According to Yu, the filed complaints mostly
concern social stability and security, covering illegal
land expropriation, electoral malpractices, official
corruption, illicit fees and charges, revenge against
petitioners, and so on. Yet to their disappointment, the
LCBs are not empowered enough to rectify these problems
that theoretically should have been presented to
judicial authorities. "Limited power is a drawback of
our letters and complaints bureaus," conceded Zhang
Pengfa, head of the SLCB research office.
"In a
sense, the petition-hearing system is based on the
notion of 'the rule of men' that traditionally dominates
the Chinese society," Yu asserted. "As a negative
outcome, it dissolves the majesty of justice
authorities." That is because most complainants view the
LCBs as a privileged channel through which to make their
voices heard and noticed, and they take for granted
their ability to turn to LCBs if they are disappointed
by local authorities. Nevertheless, the LCBs were set up
only to collect advice in the first place.
Now,
the nationwide consensus is that the current
petition-hearing system should be renovated, but which
way the reform should go is still a focus of
controversy. Dissenting from Yu's motion to dismiss the
LCBs, SLCB chief researcher Zhang Pengfa insists that
the power of letters and complaints bureaus must be
strengthened. This concept is echoed by well-known
scholar Fu Guoyong, who pointed out that the existing
Ordinance on Letters and Complaints did not hold
legislative and judicial establishments liable in the
petition-receiving system. Fu suggested that legislation
regarding complaints be strengthened and even a tribunal
for petitions be founded.
In addition, a great
number of complainants find the possibility of
disbanding the LCBs worrying. Before they turned to
LCBs, many of them had reached out for assistance to the
justice authorities, but to no avail. Since the general
public is losing faith in judicial organs, dismissing
letters and complaints bureaus will be no different from
shutting the only avenue open to outcries and the only
ear, aside from the court system, against grievances.

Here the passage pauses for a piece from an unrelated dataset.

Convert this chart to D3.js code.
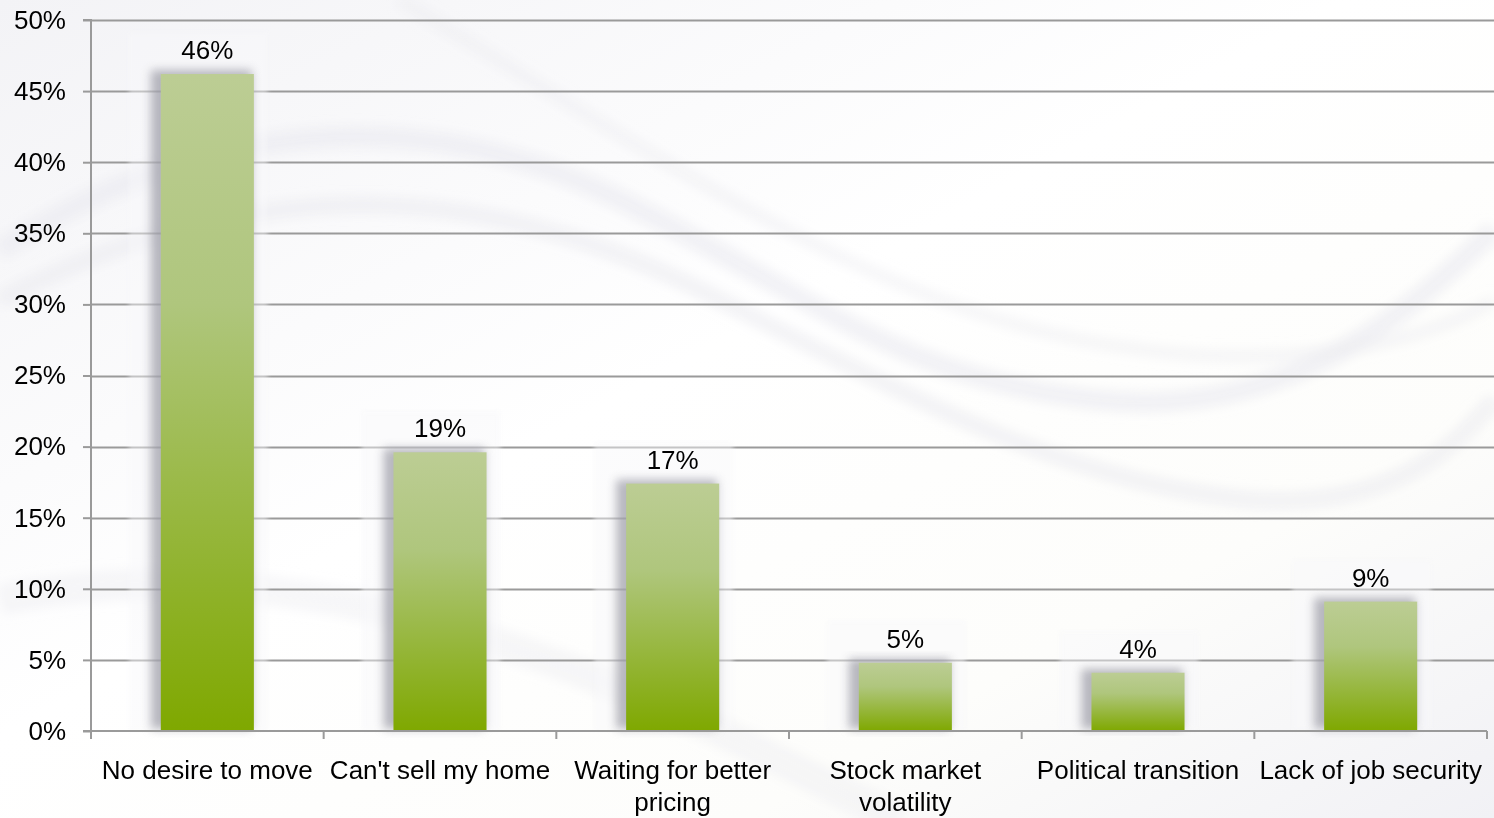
<!DOCTYPE html>
<html><head><meta charset="utf-8">
<script src="https://cdn.jsdelivr.net/npm/d3@7"></script>
<style>html,body{margin:0;padding:0;background:#fff;}svg{display:block;}</style>
</head><body>
<script>
const categories = ["No desire to move","Can't sell my home","Waiting for better pricing","Stock market volatility","Political transition","Lack of job security"];
const values = [46.2, 19.6, 17.4, 4.8, 4.1, 9.1];
const valueLabels = ["46%","19%","17%","5%","4%","9%"];
const yTicks = [0,5,10,15,20,25,30,35,40,45,50];

const W = 1494, H = 818;
const m = {left: 91, right: 7, top: 20, bottom: 87};
const FONT = "Liberation Sans, Arial, sans-serif";
const FS = 26;
const svg = d3.select("body").append("svg").attr("width", W).attr("height", H);
const defs = svg.append("defs");

// background
const bg = defs.append("linearGradient").attr("id","bg").attr("x1","0").attr("y1","0").attr("x2","1").attr("y2","1");
bg.append("stop").attr("offset","0").attr("stop-color","#f3f3f6");
bg.append("stop").attr("offset","0.45").attr("stop-color","#ffffff");
bg.append("stop").attr("offset","0.75").attr("stop-color","#fdfdfb");
bg.append("stop").attr("offset","1").attr("stop-color","#f1f1f5");
svg.append("rect").attr("width",W).attr("height",H).attr("fill","url(#bg)");

const blur = defs.append("filter").attr("id","soft").attr("x","-20%").attr("y","-20%").attr("width","140%").attr("height","140%");
blur.append("feGaussianBlur").attr("stdDeviation",6);
const swoosh = svg.append("g").attr("fill","none").attr("stroke","#e8e8ee").attr("filter","url(#soft)");
swoosh.append("path").attr("d","M0,250 C200,120 420,100 620,200 C820,300 900,380 1100,400 C1300,420 1420,300 1494,230").attr("stroke-width",20).attr("opacity",0.55);
swoosh.append("path").attr("d","M0,300 C250,170 480,180 700,290 C900,390 1050,480 1250,500 C1400,510 1460,440 1494,400").attr("stroke-width",16).attr("opacity",0.5);
swoosh.append("path").attr("d","M400,0 C600,120 800,260 1000,320 C1200,380 1400,360 1494,300").attr("stroke-width",12).attr("opacity",0.4);
swoosh.append("path").attr("d","M0,600 C200,560 400,600 600,680 C750,740 850,800 900,818").attr("stroke-width",30).attr("opacity",0.35);

const x = d3.scaleBand().domain(categories).range([m.left, W - m.right]).paddingInner(0.6).paddingOuter(0.3);
const y = d3.scaleLinear().domain([0,50]).range([H - m.bottom, m.top]);

// gridlines
svg.append("g").selectAll("line").data(yTicks.filter(d=>d>0)).join("line")
  .attr("x1", m.left).attr("x2", W).attr("y1", d=>Math.round(y(d))+0.5).attr("y2", d=>Math.round(y(d))+0.5)
  .attr("stroke","#9a9a9a").attr("stroke-width",2);

// bar backdrops (light glow behind bars)
const glow = defs.append("filter").attr("id","glow").attr("x","-30%").attr("y","-30%").attr("width","160%").attr("height","160%");
glow.append("feGaussianBlur").attr("stdDeviation",2);
svg.append("g").selectAll("rect").data(categories).join("rect")
  .attr("x", (d)=>x(d) - 32).attr("width", x.bandwidth() + 46)
  .attr("y", (d,i)=>y(values[i]) - 42).attr("height", (d,i)=>y(0) - y(values[i]) + 42)
  .attr("fill","#f8f8fa").attr("opacity",0.45).attr("filter","url(#glow)");

// bar shadow
const sh = defs.append("filter").attr("id","shadow").attr("x","-30%").attr("y","-10%").attr("width","160%").attr("height","120%");
sh.append("feGaussianBlur").attr("stdDeviation",5);
svg.append("g").selectAll("rect").data(categories).join("rect")
  .attr("x", d=>x(d) - 10).attr("width", x.bandwidth() + 8)
  .attr("y", (d,i)=>y(values[i]) - 4).attr("height", (d,i)=>y(0) - y(values[i]) + 2)
  .attr("fill","#8a8a96").attr("opacity",0.6).attr("filter","url(#shadow)");

const bg2 = defs.append("linearGradient").attr("id","bar").attr("x1","0").attr("y1","0").attr("x2","0").attr("y2","1");
bg2.append("stop").attr("offset","0").attr("stop-color","#bccd94");
bg2.append("stop").attr("offset","0.35").attr("stop-color","#afc67d");
bg2.append("stop").attr("offset","1").attr("stop-color","#7fa800");

svg.append("g").selectAll("rect").data(categories).join("rect")
  .attr("x", d=>x(d)).attr("width", x.bandwidth())
  .attr("y", (d,i)=>y(values[i])).attr("height", (d,i)=>y(0) - y(values[i]))
  .attr("fill","url(#bar)");

// value labels
svg.append("g").selectAll("text").data(categories).join("text")
  .attr("x", d=>x(d) + x.bandwidth()/2).attr("y", (d,i)=>y(values[i]) - 15)
  .attr("text-anchor","middle").attr("font-family",FONT).attr("font-size",FS).attr("fill","#000")
  .text((d,i)=>valueLabels[i]);

// y axis
const yAxis = svg.append("g").attr("transform",`translate(${m.left},0)`)
  .call(d3.axisLeft(y).tickValues(yTicks).tickFormat(d=>d+"%").tickSize(8).tickPadding(17));
yAxis.select(".domain").attr("stroke","#9a9a9a").attr("stroke-width",2).attr("d",`M-8,${y(50)}H0V${y(0)}`);
yAxis.selectAll(".tick line").attr("stroke","#9a9a9a").attr("stroke-width",2);
yAxis.selectAll("text").attr("font-family",FONT).attr("font-size",FS).attr("fill","#000");

// x axis
const xAxis = svg.append("g").attr("transform",`translate(0,${y(0)})`);
xAxis.append("line").attr("x1", m.left - 8).attr("x2", W - m.right).attr("y1",0).attr("y2",0).attr("stroke","#9a9a9a").attr("stroke-width",2);
const boundaries = d3.range(categories.length + 1).map(i => m.left + i * (W - m.right - m.left) / categories.length);
xAxis.selectAll("line.t").data(boundaries).join("line").attr("class","t")
  .attr("x1", d=>d).attr("x2", d=>d).attr("y1",0).attr("y2",8).attr("stroke","#9a9a9a").attr("stroke-width",2);

const wrapped = {
  "Waiting for better pricing": ["Waiting for better","pricing"],
  "Stock market volatility": ["Stock market","volatility"]
};
const xl = xAxis.selectAll("text").data(categories).join("text")
  .attr("x", d=>x(d) + x.bandwidth()/2).attr("y", 48)
  .attr("text-anchor","middle").attr("font-family",FONT).attr("font-size",FS).attr("fill","#000");
xl.each(function(d){
  const lines = wrapped[d] || [d];
  d3.select(this).selectAll("tspan").data(lines).join("tspan")
    .attr("x", x(d) + x.bandwidth()/2).attr("dy",(l,i)=> i ? 32 : 0).text(l=>l);
});
</script>
</body></html>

According to some political scientists,
there are only slogans advocating democracy in China but
no environment to nurture and enforce it, which is the
crux of the problem. Clause 3 of the Ordinance on Letters
and Complaints stipulates that administrative
departments at all levels must listen to public
opinions, suggestions and requirements, subject
themselves to public supervision and serve the people.
But owing to a rigid press gag imposed by Beijing, open
and transparent supervision proves to be lame and
maimed, so that the well-designed ordinance remains more
talk than action.
As there are no recent signals
that the tide of Beijing-bound petitioners will be on
the ebb soon, Beijing has found it increasingly
imperative to revolutionize the complaint-receiving
mechanism. Yet between two minds about whether to
expand or weaken the power of the LCBs, Beijing has also
found it an agonizing choice to make.